**DESCRIPTION OF THE TASK:**
Retype every line from the start of the data down to and including the line with "from bokeh.resources import INLINE". Skip the pictures.

**PROVIDED MATERIAL:**
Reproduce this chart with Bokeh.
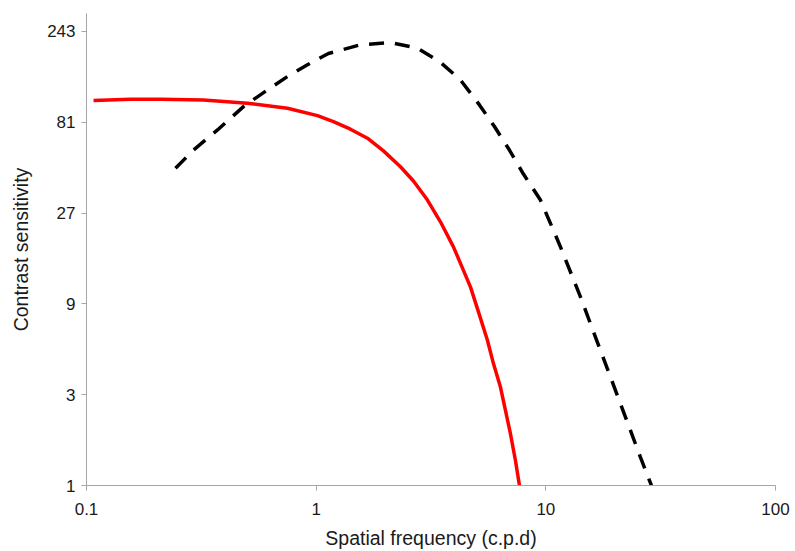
from bokeh.plotting import figure
from bokeh.models import FixedTicker, Range1d, CustomJSTickFormatter
from bokeh.embed import file_html
from bokeh.resources import INLINE

# Contrast sensitivity functions (spatial frequency in cycles per degree)
solid_freq = [0.1073, 0.1554, 0.2101, 0.3231, 0.5022, 0.7501, 1.013, 1.189, 1.410,
              1.672, 1.963, 2.328, 2.652, 3.052, 3.476, 3.960, 4.378, 4.696, 5.089,
              5.568, 5.914, 6.345, 6.671, 7.013, 7.374, 7.676]
solid_sens = [105.5, 106.9, 107.1, 106.2, 102.0, 96.0, 87.8, 81.7, 74.5,
              66.8, 57.3, 47.3, 39.8, 31.6, 24.3, 17.95, 13.5, 11.06, 8.17,
              5.80, 4.37, 3.29, 2.48, 1.871, 1.354, 1.0]

dashed_freq = [0.2441, 0.2922, 0.3718, 0.4825, 0.6138, 0.7501, 0.9165, 1.131, 1.559,
               2.106, 2.761, 3.476, 4.248, 5.139, 5.974, 6.942, 7.990, 9.474, 11.58,
               14.15, 17.29, 21.13, 25.81, 28.83]
dashed_sens = [46.4, 57.9, 73.8, 97.9, 119.9, 140.9, 162.3, 186.2, 206.8,
               212.6, 198.7, 167.3, 135.3, 99.96, 76.9, 57.9, 43.3, 31.6, 17.95,
               9.79, 5.13, 2.691, 1.409, 1.0]

x_ticks = [0.1, 1, 10, 100]
y_ticks = [1, 3, 9, 27, 81, 243]

FONT = "Liberation Sans"
TEXT = "#1a1a1a"
AXIS = "#A6A6A6"

p = figure(
    width=795, height=551,
    x_axis_type="log", y_axis_type="log",
    x_range=Range1d(0.1, 100), y_range=Range1d(1, 302),
    output_backend="svg", toolbar_location=None,
    min_border_left=86, min_border_right=20,
    min_border_top=13, min_border_bottom=66,
)

p.line(solid_freq, solid_sens, line_color="#FF0000", line_width=3.5)
p.line(dashed_freq, dashed_sens, line_color="#000000", line_width=3.5, line_dash="15 11")

p.xgrid.visible = False
p.ygrid.visible = False
p.outline_line_color = None

p.xaxis.ticker = FixedTicker(ticks=x_ticks)
p.yaxis.ticker = FixedTicker(ticks=y_ticks)
fmt = CustomJSTickFormatter(code="return String(tick);")
p.xaxis.formatter = fmt
p.yaxis.formatter = fmt

for ax in (p.xaxis, p.yaxis):
    ax.axis_line_color = AXIS
    ax.axis_line_width = 1
    ax.major_tick_line_color = AXIS
    ax.major_tick_in = 0
    ax.major_tick_out = 5
    ax.minor_tick_line_color = None
    ax.major_label_text_font = FONT
    ax.major_label_text_font_size = "17px"
    ax.major_label_text_color = TEXT
    ax.axis_label_text_font = FONT
    ax.axis_label_text_font_size = "19.5px"
    ax.axis_label_text_font_style = "normal"
    ax.axis_label_text_color = TEXT

p.xaxis.axis_label = "Spatial frequency (c.p.d)"
p.yaxis.axis_label = "Contrast sensitivity"
p.xaxis.major_label_standoff = 12
p.yaxis.major_label_standoff = 6
p.xaxis.axis_label_standoff = 9
p.yaxis.axis_label_standoff = 12

open("out.html", "w").write(file_html(p, INLINE))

**SOLVED EXERCISE:**
Reproduce this chart with Bokeh.
from bokeh.plotting import figure
from bokeh.models import FixedTicker, Range1d, CustomJSTickFormatter
from bokeh.embed import file_html
from bokeh.resources import INLINE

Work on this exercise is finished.